►
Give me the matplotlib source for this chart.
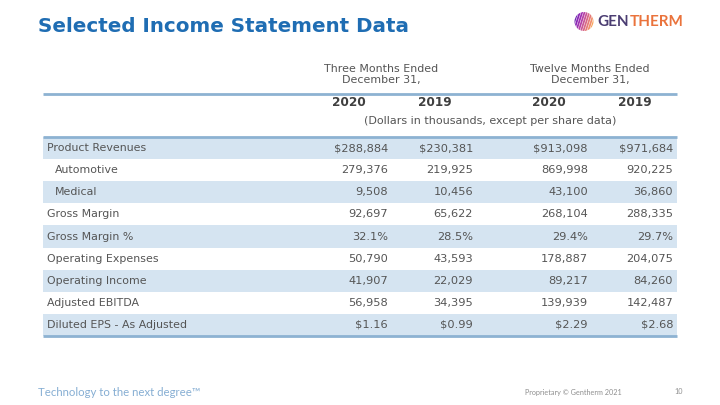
import matplotlib
matplotlib.use("Agg")
import matplotlib.pyplot as plt
import numpy as np
from matplotlib.patches import Rectangle, Circle

# ---- data ----
title = "Selected Income Statement Data"
group_labels = ["Three Months Ended\nDecember 31,", "Twelve Months Ended\nDecember 31,"]
year_labels = ["2020", "2019", "2020", "2019"]
units_note = "(Dollars in thousands, except per share data)"
row_labels = ["Product Revenues", "Automotive", "Medical", "Gross Margin", "Gross Margin %",
              "Operating Expenses", "Operating Income", "Adjusted EBITDA", "Diluted EPS - As Adjusted"]
row_indent = [0, 1, 1, 0, 0, 0, 0, 0, 0]
q4_2020 = ["$288,884", "279,376", "9,508", "92,697", "32.1%", "50,790", "41,907", "56,958", "$1.16"]
q4_2019 = ["$230,381", "219,925", "10,456", "65,622", "28.5%", "43,593", "22,029", "34,395", "$0.99"]
fy_2020 = ["$913,098", "869,998", "43,100", "268,104", "29.4%", "178,887", "89,217", "139,939", "$2.29"]
fy_2019 = ["$971,684", "920,225", "36,860", "288,335", "29.7%", "204,075", "84,260", "142,487", "$2.68"]
footer_left = "Technology to the next degree\u2122"
footer_right = "Proprietary \u00a9 Gentherm 2021"
page_no = "10"

# ---- layout / style ----
W, H = 720, 405
TITLE_C = "#1f6db3"
BAND_C = "#d5e4f1"
LINE_C = "#8db2d2"
TXT_C = "#555555"
HDR_C = "#3f3f3f"
FONT = "DejaVu Sans"
FS_LAB = 7.9
FS_NUM = 8.2

fig = plt.figure(figsize=(7.2, 4.05), dpi=100)
ax = fig.add_axes([0, 0, 1, 1])
ax.set_xlim(0, W)
ax.set_ylim(H, 0)
ax.axis("off")

ax.text(38, 27, title, fontsize=14.3, fontweight="bold", color=TITLE_C, family=FONT,
        ha="left", va="center")

# logo
cx, cy, r = 584, 21.5, 9.5
clip = Circle((cx, cy), r, transform=ax.transData, facecolor="none", edgecolor="none")
ax.add_patch(clip)
cols = plt.cm.plasma(np.linspace(0.15, 0.75, 9))
for i, xx in enumerate(np.linspace(cx - r, cx + r, 9)):
    ln, = ax.plot([xx - 3, xx + 3], [cy + r, cy - r], color=cols[i], lw=1.3, alpha=0.85)
    ln.set_clip_path(clip)
ax.text(597, 22, "GEN", fontsize=11, fontweight="bold", color="#4b3d72", family="Lato",
        ha="left", va="center")
ax.text(630, 22, "THERM", fontsize=11, fontweight="bold", color="#ea733c", family="Lato",
        ha="left", va="center")

# table geometry
x0, x1 = 43, 677
top, bottom = 137, 336
n = len(row_labels)
rh = (bottom - top) / n
val_right = [388, 473, 588, 673]
year_cx = [349, 435, 549, 635]
group_cx = [381, 590]

# header
for g, gx in zip(group_labels, group_cx):
    ax.text(gx, 74.5, g, fontsize=FS_LAB, color=TXT_C, family=FONT, ha="center", va="center",
            linespacing=1.2)
ax.plot([x0, x1], [94, 94], color=LINE_C, lw=2, solid_capstyle="butt")
for yl, yx in zip(year_labels, year_cx):
    ax.text(yx, 102, yl, fontsize=8.7, fontweight="bold", color=HDR_C, family=FONT,
            ha="center", va="center")
ax.text(490, 121.5, units_note, fontsize=8.0, color=TXT_C, family=FONT, ha="center", va="center")

# bands
for i in range(n):
    y = top + i * rh
    if i % 2 == 0:
        ax.add_patch(Rectangle((x0, y), x1 - x0, rh, facecolor=BAND_C, edgecolor="none"))
ax.plot([x0, x1], [top, top], color=LINE_C, lw=2, solid_capstyle="butt")
ax.plot([x0, x1], [bottom, bottom], color=LINE_C, lw=2, solid_capstyle="butt")

cols_vals = [q4_2020, q4_2019, fy_2020, fy_2019]
for i, lab in enumerate(row_labels):
    yc = top + (i + 0.5) * rh
    ax.text(47 + 8 * row_indent[i], yc, lab, fontsize=FS_LAB, color=TXT_C, family=FONT,
            ha="left", va="center")
    for vals, xr in zip(cols_vals, val_right):
        ax.text(xr, yc, vals[i], fontsize=FS_NUM, color=TXT_C, family=FONT, ha="right", va="center")

# footer
ax.text(38, 392, footer_left, fontsize=8.2, color="#86aed3", family="Lato",
        ha="left", va="center")
ax.text(622, 392, footer_right, fontsize=5.2, color="#8f8f8f", family="Lato", ha="right",
        va="center")
ax.text(683, 392, page_no, fontsize=5.2, color="#8f8f8f", family="Lato", ha="right", va="center")

fig.savefig("out.png", dpi=100, facecolor="white")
◄
■ THE EXERCISE ■
Leave out the pictures and repeat the lines from the start of the material through the line with "from matplotlib.patches import", inclusive.

■ OUTPUT FOR THIS TASK ■
Give me the matplotlib source for this chart.
import matplotlib
matplotlib.use("Agg")
import matplotlib.pyplot as plt
import numpy as np
from matplotlib.patches import Rectangle, Circle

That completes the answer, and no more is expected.